*Given task*: Emit a verbatim copy of the lines below from the line with "Emit a web page" through the line with "0.2, 0.225, 0.25]", excluding pictures and everything outside that range.

━━━━

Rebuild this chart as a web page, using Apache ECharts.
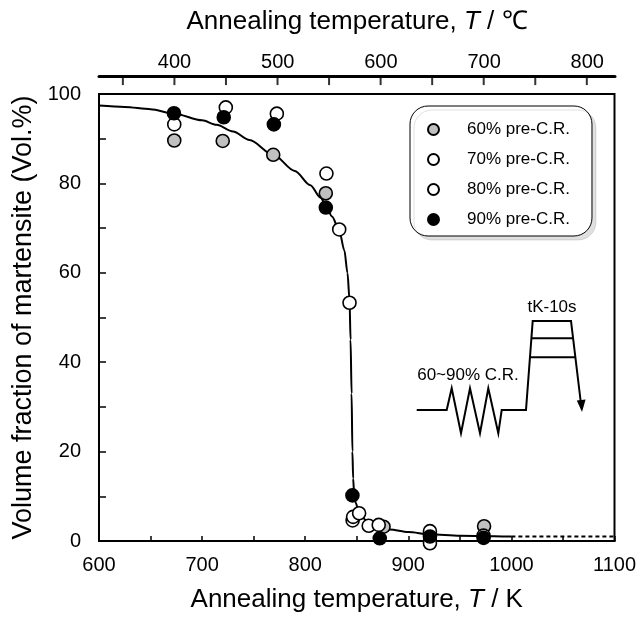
<!DOCTYPE html>
<html>
<head>
<meta charset="utf-8">
<script src="https://cdn.jsdelivr.net/npm/echarts@6/dist/echarts.min.js"></script>
<style>
  html, body { margin: 0; padding: 0; background: #fff; }
  #chart { width: 639px; height: 628px; }
</style>
</head>
<body>
<div id="chart"></div>
<script>
// fitted curve (K, vol.%)
const curveT = [600, 625, 650, 673, 700, 714, 730, 746, 769, 790, 805, 815, 820, 826, 833, 838, 841, 843, 844, 845, 845.8, 846.5, 847.5, 849, 852, 856, 860, 870, 882, 900, 921, 950, 1000];
const curveV = [97.4, 97.1, 96.6, 95.6, 94.1, 93.1, 91.6, 89.7, 86.4, 82.8, 79.6, 76.8, 75.1, 72.6, 69.5, 65, 60, 54, 45, 33, 20, 14, 10.5, 8.5, 6.6, 5.2, 4.3, 3.2, 2.6, 2.0, 1.5, 1.2, 1.0];
const dashT = [1000, 1100];
const dashV = [1.0, 1.0];

// measured points
const pts60 = [[673, 89.6], [720, 89.5], [769, 86.4], [820, 77.8], [876, 3.2], [921, 1.6], [973.5, 3.3]];
const pts70 = [[673, 93.2], [723, 97.0], [772.5, 95.6], [820.6, 82.2], [833, 69.7], [846, 4.6], [861.6, 3.4], [921, 2.2], [973, 1.2]];
const pts80 = [[843, 53.3], [846.5, 5.4], [852.3, 6.2], [871.3, 3.6], [921, 0.0], [921, -0.5]];
const pts90 = [[672.7, 95.7], [721, 94.8], [769.6, 93.2], [820, 74.6], [845.8, 10.2], [872.3, 0.6], [921, 1.0], [973, 0.7]];

const seriesNames = ['60% pre-C.R.', '70% pre-C.R.', '80% pre-C.R.', '90% pre-C.R.'];
const seriesFill = ['#c0c0c0', '#ffffff', '#ffffff', '#000000'];

// Celsius axis ticks (top)
const cTicks = [350, 400, 450, 500, 550, 600, 650, 700, 750, 800];

const font = 'Liberation Sans, Arial, sans-serif';
const chart = echarts.init(document.getElementById('chart'));

function scatter(name, data, fill) {
  return {
    name: name,
    type: 'scatter',
    xAxisIndex: 0,
    yAxisIndex: 0,
    data: data,
    symbol: 'circle',
    symbolSize: 13,
    clip: false,
    z: 5,
    itemStyle: { color: fill, borderColor: '#000', borderWidth: 1.6, opacity: 1 }
  };
}

const titleRich = {
  a: { fontSize: 26, color: '#000', fontFamily: font },
  i: { fontSize: 26, color: '#000', fontFamily: font, fontStyle: 'italic' }
};

chart.setOption({
  animation: false,
  textStyle: { fontFamily: font },
  grid: [
    { left: 99, right: 24, top: 94, bottom: 87, show: true, borderColor: '#000', borderWidth: 2 },
    // thin strip holding the Celsius axis above the plot
    { left: 99, right: 24, top: 76, height: 8 }
  ],
  xAxis: [
    {
      type: 'value', gridIndex: 0, position: 'bottom', min: 600, max: 1100, interval: 50,
      axisLine: { lineStyle: { color: '#000', width: 2 } },
      axisTick: { inside: true, length: 5, lineStyle: { color: '#000', width: 1.5 } },
      axisLabel: {
        fontSize: 20, color: '#000', margin: 14, fontFamily: font,
        formatter: (v) => (v % 100 === 0 ? String(v) : '')
      },
      splitLine: { show: false },
      name: '{a|Annealing temperature, }{i|T}{a| / K}',
      nameLocation: 'middle', nameGap: 46,
      nameTextStyle: { rich: titleRich }
    },
    {
      // Celsius scale = K - 273.15
      type: 'value', gridIndex: 1, position: 'top', min: 600 - 273.15, max: 1100 - 273.15,
      splitNumber: 10, minInterval: 50, maxInterval: 50,
      axisLine: { show: true, onZero: false, lineStyle: { color: '#000', width: 3 } },
      axisTick: { show: false },
      axisLabel: {
        show: true, fontSize: 20, color: '#000', margin: 4, fontFamily: font,
        showMinLabel: false, showMaxLabel: false,
        formatter: (v) => (Math.abs(v % 100) < 1e-6 ? String(v) : '')
      },
      splitLine: { show: false },
      name: '{a|Annealing temperature, }{i|T}{a| / ℃}',
      nameLocation: 'middle', nameGap: 41,
      nameTextStyle: { rich: titleRich }
    }
  ],
  yAxis: [
    {
      type: 'value', gridIndex: 0, min: 0, max: 100, interval: 10,
      axisLine: { show: true, lineStyle: { color: '#000', width: 2 } },
      axisTick: { show: true, inside: true, length: 7, lineStyle: { color: '#000', width: 1.5 } },
      axisLabel: {
        fontSize: 20, color: '#000', margin: 18, fontFamily: font,
        formatter: (v) => (v % 20 === 0 ? String(v) : '')
      },
      splitLine: { show: false },
      name: 'Volume fraction of martensite (Vol.%)',
      nameLocation: 'middle', nameGap: 51,
      nameTextStyle: { fontSize: 27, color: '#000', fontFamily: font }
    },
    { type: 'value', gridIndex: 1, min: 0, max: 1, show: false }
  ],
  legend: {
    data: seriesNames,
    orient: 'vertical',
    left: 410, top: 106,
    padding: [15, 22, 8, 17],
    itemWidth: 11, itemHeight: 11, itemGap: 13,
    backgroundColor: '#fff',
    borderColor: '#000', borderWidth: 1, borderRadius: 18,
    shadowColor: 'rgba(0,0,0,0.12)', shadowOffsetX: 4, shadowOffsetY: 4, shadowBlur: 0,
    textStyle: { fontSize: 17, color: '#000', fontFamily: font, padding: [0, 0, 0, 23] }
  },
  graphic: [
    {
      type: 'polyline', z: 10,
      shape: { points: [[416.7, 410], [446.7, 410], [451.7, 388.3], [461, 433.3], [470, 388.3], [480, 433.3], [488.3, 388.3], [498.3, 433.3], [501.7, 410], [526, 410], [532.7, 321], [571, 321], [581, 404]] },
      style: { stroke: '#000', lineWidth: 2, fill: null }
    },
    { type: 'line', z: 10, shape: { x1: 531.4, y1: 338.3, x2: 573, y2: 338.3 }, style: { stroke: '#000', lineWidth: 2 } },
    { type: 'line', z: 10, shape: { x1: 530.1, y1: 357.3, x2: 575.3, y2: 357.3 }, style: { stroke: '#000', lineWidth: 2 } },
    { type: 'polygon', z: 10, shape: { points: [[582, 412], [576.8, 400.6], [585.6, 399.6]] }, style: { fill: '#000' } },
    { type: 'text', z: 10, x: 552, y: 307, style: { text: 'tK-10s', font: '17px ' + font, fill: '#000', align: 'center', verticalAlign: 'middle' } },
    { type: 'text', z: 10, x: 468, y: 375, style: { text: '60~90% C.R.', font: '17px ' + font, fill: '#000', align: 'center', verticalAlign: 'middle' } }
  ],
  series: [
    {
      type: 'line', xAxisIndex: 0, yAxisIndex: 0, data: curveT.map((t, i) => [t, curveV[i]]),
      smooth: 0.3, smoothMonotone: 'x', symbol: 'none', z: 2,
      lineStyle: { color: '#000', width: 2 }
    },
    {
      type: 'line', xAxisIndex: 0, yAxisIndex: 0, data: dashT.map((t, i) => [t, dashV[i]]),
      symbol: 'none', z: 2,
      lineStyle: { color: '#000', width: 2, type: [4, 3] }
    },
    {
      // Celsius tick marks hanging under the top axis line (placed on the kelvin scale, above 100 %)
      type: 'scatter', xAxisIndex: 0, yAxisIndex: 0, silent: true, clip: false, z: 6,
      data: cTicks.map((c) => [c + 273.15, 103.0]),
      symbol: 'rect', symbolSize: [2, 9],
      itemStyle: { color: '#000' }
    },
    scatter(seriesNames[0], pts60, seriesFill[0]),
    scatter(seriesNames[1], pts70, seriesFill[1]),
    scatter(seriesNames[2], pts80, seriesFill[2]),
    scatter(seriesNames[3], pts90, seriesFill[3])
  ]
});
</script>
</body>
</html>
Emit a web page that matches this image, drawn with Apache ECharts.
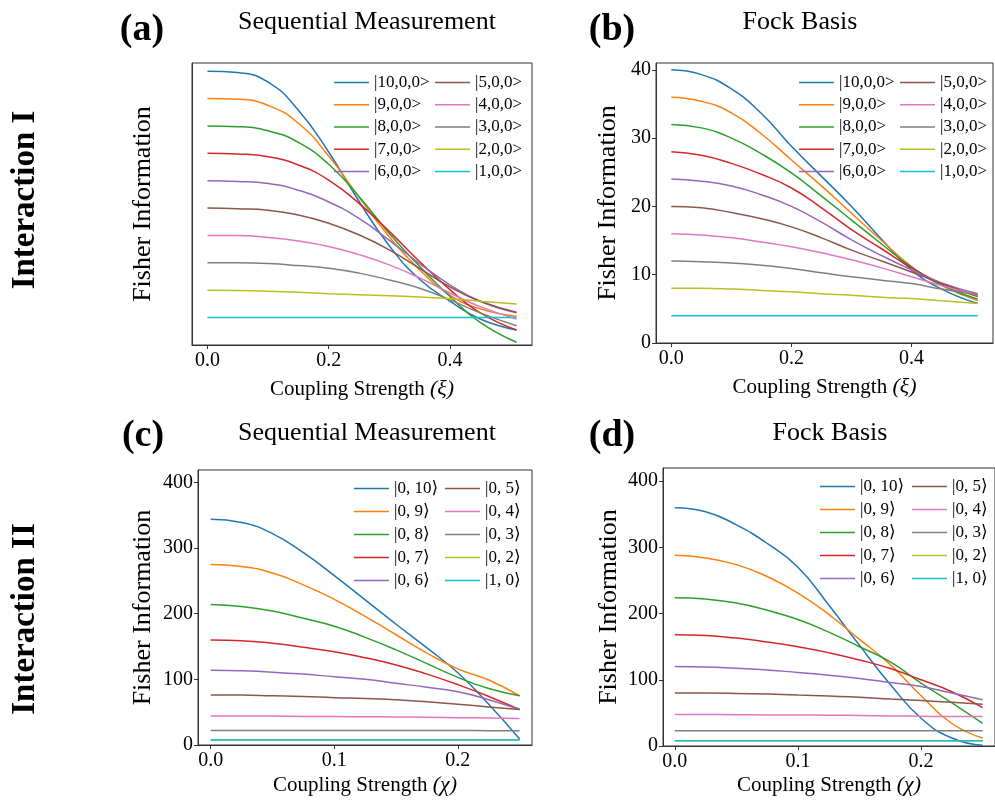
<!DOCTYPE html>
<html>
<head>
<meta charset="utf-8">
<script src="https://cdn.jsdelivr.net/npm/echarts@6/dist/echarts.min.js"></script>
<style>
html, body { margin: 0; background: #fff; }
#chart { width: 995px; height: 800px; }
</style>
</head>
<body>
<div id="chart"></div>
<script>
// coupling strength samples
const xsXi = [0, 0.05, 0.1, 0.15, 0.2, 0.25, 0.3, 0.35, 0.4, 0.45, 0.51]
const xsChi = [0, 0.025, 0.05, 0.075, 0.1, 0.125, 0.15, 0.175, 0.2, 0.225, 0.25]

const namesI = ['|10,0,0>', '|9,0,0>', '|8,0,0>', '|7,0,0>', '|6,0,0>',
  '|5,0,0>', '|4,0,0>', '|3,0,0>', '|2,0,0>', '|1,0,0>']
const namesII = ['|0, 10⟩', '|0, 9⟩', '|0, 8⟩', '|0, 7⟩', '|0, 6⟩',
  '|0, 5⟩', '|0, 4⟩', '|0, 3⟩', '|0, 2⟩', '|1, 0⟩']

const ticksXi = [0, 0.2, 0.4]
const ticksChi = [0, 0.1, 0.2]
const ticksFock = [0, 10, 20, 30, 40]
const ticksII = [0, 100, 200, 300, 400]

// (a) sequential measurement, interaction I
const seqI = [
  [40, 39.8, 38.4, 34.3, 28.2, 21.0, 14.5, 9.6, 6.4, 3.8, 2.2],
  [36, 35.9, 35.0, 32.4, 27.6, 21.6, 15.8, 11.0, 7.3, 5.3, 4.2],
  [32, 31.9, 31.3, 29.6, 26.4, 21.7, 16.3, 11.5, 7.1, 3.3, 0.4],
  [28, 27.9, 27.5, 26.3, 24.1, 20.7, 16.6, 12.2, 8.1, 4.7, 2.2],
  [24, 23.9, 23.6, 22.6, 20.9, 18.5, 15.3, 11.9, 8.8, 6.4, 4.7],
  [20, 19.9, 19.7, 19.0, 17.8, 16.1, 13.9, 11.2, 8.5, 6.4, 4.8],
  [16, 16, 15.7, 15.2, 14.4, 13.2, 11.7, 9.8, 7.6, 5.6, 3.8],
  [12, 12, 11.9, 11.6, 11.2, 10.5, 9.5, 8.3, 6.6, 4.7, 2.8],
  [8, 7.95, 7.85, 7.7, 7.5, 7.35, 7.2, 7.0, 6.75, 6.4, 6.0],
  [4, 4, 4, 4, 4, 4, 4, 4, 4, 4, 4]
]
// (b) fock basis, interaction I
const fockI = [
  [40, 39.3, 37.2, 33.6, 28.8, 24.4, 20.0, 15.2, 10.7, 7.9, 5.8],
  [36, 35.4, 33.7, 30.6, 26.8, 23.0, 19.0, 15.0, 11.2, 8.4, 6.2],
  [32, 31.5, 30.0, 27.7, 24.9, 21.5, 18.0, 14.5, 11.1, 8.5, 6.4],
  [28, 27.5, 26.3, 24.7, 22.7, 19.8, 16.6, 13.8, 11.0, 8.7, 6.8],
  [24, 23.7, 23.0, 21.7, 20.0, 17.7, 15.1, 12.8, 10.7, 8.8, 7.2],
  [20, 19.8, 19.1, 18.2, 17.0, 15.4, 13.6, 12.0, 10.4, 8.7, 6.9],
  [16, 15.8, 15.4, 14.8, 14.1, 13.2, 12.2, 11.0, 9.7, 8.4, 7.0],
  [12, 11.9, 11.7, 11.4, 10.9, 10.3, 9.7, 9.2, 8.7, 7.9, 7.1],
  [8, 8, 7.9, 7.7, 7.5, 7.2, 7.0, 6.7, 6.5, 6.2, 5.8],
  [4, 4, 4, 4, 4, 4, 4, 4, 4, 4, 4]
]
// (c) sequential measurement, interaction II
const seqII = [
  [344, 339, 322, 293, 258, 221, 184, 148, 110, 62, 9],
  [275, 272, 262, 244, 222, 196, 168, 140, 116, 99, 75],
  [214, 211, 204, 193, 181, 164, 145, 124, 103, 86, 75],
  [160, 159, 155, 149, 142, 133, 122, 108, 92, 74, 54],
  [114, 113, 111, 108, 104, 100, 94, 88, 81, 69, 54],
  [76, 76, 75, 74, 72, 71, 69, 66, 62, 58, 54],
  [44, 44, 44, 43.5, 43.3, 43, 42.7, 42.3, 41.7, 41, 40.2],
  [22, 22, 22, 22, 22, 22, 22, 22, 22, 21.8, 21.6],
  [8, 8, 8, 8, 8, 8, 8, 8, 8, 8, 8],
  [7.6, 7.6, 7.6, 7.6, 7.6, 7.6, 7.6, 7.6, 7.6, 7.6, 7.6]
]
// (d) fock basis, interaction II
const fockII = [
  [360, 354, 334, 306, 270, 213, 152, 93, 42, 12, 1],
  [288, 284, 274, 256, 231, 199, 161, 123, 76, 34, 12],
  [224, 222, 216, 205, 191, 172, 150, 127, 95, 65, 34],
  [168, 167, 163, 157, 150, 141, 130, 117, 100, 82, 58],
  [120, 119.5, 117.5, 115, 111, 107, 102, 96, 90, 80, 70],
  [80, 80, 79.5, 78.5, 77, 75.5, 73.7, 71, 68.6, 66, 63],
  [47.5, 47.5, 47.3, 47, 46.8, 46.5, 46, 45.5, 45, 44.5, 44.4],
  [23.2, 23.2, 23.2, 23.2, 23.2, 23.2, 23.2, 23.2, 23.2, 23.2, 23.2],
  [8, 8, 8, 8, 8, 8, 8, 8, 8, 8, 8],
  [8, 8, 8, 8, 8, 8, 8, 8, 8, 8, 8]
]

const colors = ['#1f77b4', '#ff7f0e', '#2ca02c', '#d62728', '#9467bd',
  '#8c564b', '#e377c2', '#7f7f7f', '#bcbd22', '#17becf']
const serif = '"Liberation Serif", "DejaVu Serif", serif'
const axisColor = '#333'

const myEcharts = echarts.init(document.getElementById('chart'), null, { renderer: 'canvas' })

const panels = [
  { xs: xsXi, rows: seqI, names: namesI },
  { xs: xsXi, rows: fockI, names: namesI },
  { xs: xsChi, rows: seqII, names: namesII },
  { xs: xsChi, rows: fockII, names: namesII }
]

const grids = [
  { left: 192, top: 63, width: 340, height: 282 },
  { left: 656, top: 63, width: 337, height: 280 },
  { left: 198, top: 470, width: 334, height: 275 },
  { left: 663, top: 468, width: 337, height: 278 }
].map((g) => ({ ...g, show: true, borderColor: axisColor, borderWidth: 1, backgroundColor: 'transparent' }))

const xName = (sym) => 'Coupling Strength {m|(' + sym + ')}'
const nameStyle = (size) => ({
  fontFamily: serif, fontSize: size, color: '#000',
  rich: { m: { fontFamily: serif, fontStyle: 'italic', fontSize: size + 1, color: '#000' } }
})

const makeX = (i, min, max, ticks, sym, gap) => ({
  type: 'value', gridIndex: i, min, max,
  name: xName(sym), nameLocation: 'middle', nameGap: gap, nameTextStyle: nameStyle(21),
  axisLine: { show: true, onZero: false, lineStyle: { color: axisColor, width: 1 } },
  axisTick: { show: true, customValues: ticks, length: 4, lineStyle: { color: axisColor } },
  axisLabel: { customValues: ticks, formatter: (v) => v.toFixed(1), fontFamily: serif, fontSize: 20, color: '#000', margin: 6 },
  splitLine: { show: false }
})

const makeY = (i, min, max, ticks, gap) => ({
  type: 'value', gridIndex: i, min, max,
  name: 'Fisher Information', nameLocation: 'middle', nameGap: gap,
  nameTextStyle: { fontFamily: serif, fontSize: 26, color: '#000' },
  axisLine: { show: true, onZero: false, lineStyle: { color: axisColor, width: 1 } },
  axisTick: { show: ticks.length > 0, customValues: ticks, length: 4, lineStyle: { color: axisColor } },
  axisLabel: { show: ticks.length > 0, customValues: ticks, fontFamily: serif, fontSize: 20, color: '#000', margin: 5 },
  splitLine: { show: false }
})

const xAxes = [
  makeX(0, -0.0255, 0.5355, ticksXi, 'ξ', 33),
  makeX(1, -0.0255, 0.5355, ticksXi, 'ξ', 33),
  makeX(2, -0.0103, 0.26, ticksChi, 'χ', 29),
  makeX(3, -0.0096, 0.26, ticksChi, 'χ', 28)
]
const yAxes = [
  makeY(0, 0, 41.2, [], 36),
  makeY(1, 0, 41, ticksFock, 35),
  makeY(2, 0, 419, ticksII, 42),
  makeY(3, 0, 420, ticksII, 41)
]

const series = []
panels.forEach((p, i) => {
  p.rows.forEach((row, k) => {
    series.push({
      type: 'line',
      name: p.names[k],
      xAxisIndex: i,
      yAxisIndex: i,
      data: row.map((v, j) => [p.xs[j], v]),
      symbol: 'none',
      smooth: 0.5,
      silent: true,
      lineStyle: { width: 1.5, color: colors[k] },
      itemStyle: { color: colors[k] }
    })
  })
})

const makeLegend = (data, left, top, gap) => ({
  data, left, top,
  orient: 'vertical',
  icon: 'rect',
  itemWidth: 35,
  itemHeight: 1.6,
  itemGap: gap,
  padding: 0,
  selectedMode: false,
  textStyle: { fontFamily: serif, fontSize: 17, lineHeight: 16, color: '#000' }
})

const legends = [
  makeLegend(namesI.slice(0, 5), 334, 74, 5.25),
  makeLegend(namesI.slice(5), 435, 74, 5.25),
  makeLegend(namesI.slice(0, 5), 799, 74, 5.25),
  makeLegend(namesI.slice(5), 900, 74, 5.25),
  makeLegend(namesII.slice(0, 5), 354, 480, 6),
  makeLegend(namesII.slice(5), 445, 480, 6),
  makeLegend(namesII.slice(0, 5), 820, 478, 6),
  makeLegend(namesII.slice(5), 912, 478, 6)
]

const txt = (text, x, y, font, rot) => ({
  type: 'text', x, y, rotation: rot || 0, silent: true,
  style: { text, font, fill: '#000', align: 'center', verticalAlign: 'middle' }
})

const graphic = [
  txt('(a)', 142, 30, 'bold 38px ' + serif),
  txt('(b)', 612, 30, 'bold 38px ' + serif),
  txt('(c)', 143, 436, 'bold 38px ' + serif),
  txt('(d)', 612, 436, 'bold 38px ' + serif),
  txt('Sequential Measurement', 367, 22, '26px ' + serif),
  txt('Fock Basis', 800, 22, '26px ' + serif),
  txt('Sequential Measurement', 367, 433, '26px ' + serif),
  txt('Fock Basis', 830, 433, '26px ' + serif),
  txt('Interaction I', 25, 200, 'bold 33px ' + serif, Math.PI / 2),
  txt('Interaction II', 25, 619, 'bold 33px ' + serif, Math.PI / 2)
]

const option = {
  animation: false,
  backgroundColor: '#fff',
  grid: grids,
  xAxis: xAxes,
  yAxis: yAxes,
  legend: legends,
  graphic,
  series
}
myEcharts.setOption(option)
</script>
</body>
</html>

━━━━

*Exercise solution*:
Emit a web page that matches this image, drawn with Apache ECharts.
<!DOCTYPE html>
<html>
<head>
<meta charset="utf-8">
<script src="https://cdn.jsdelivr.net/npm/echarts@6/dist/echarts.min.js"></script>
<style>
html, body { margin: 0; background: #fff; }
#chart { width: 995px; height: 800px; }
</style>
</head>
<body>
<div id="chart"></div>
<script>
// coupling strength samples
const xsXi = [0, 0.05, 0.1, 0.15, 0.2, 0.25, 0.3, 0.35, 0.4, 0.45, 0.51]
const xsChi = [0, 0.025, 0.05, 0.075, 0.1, 0.125, 0.15, 0.175, 0.2, 0.225, 0.25]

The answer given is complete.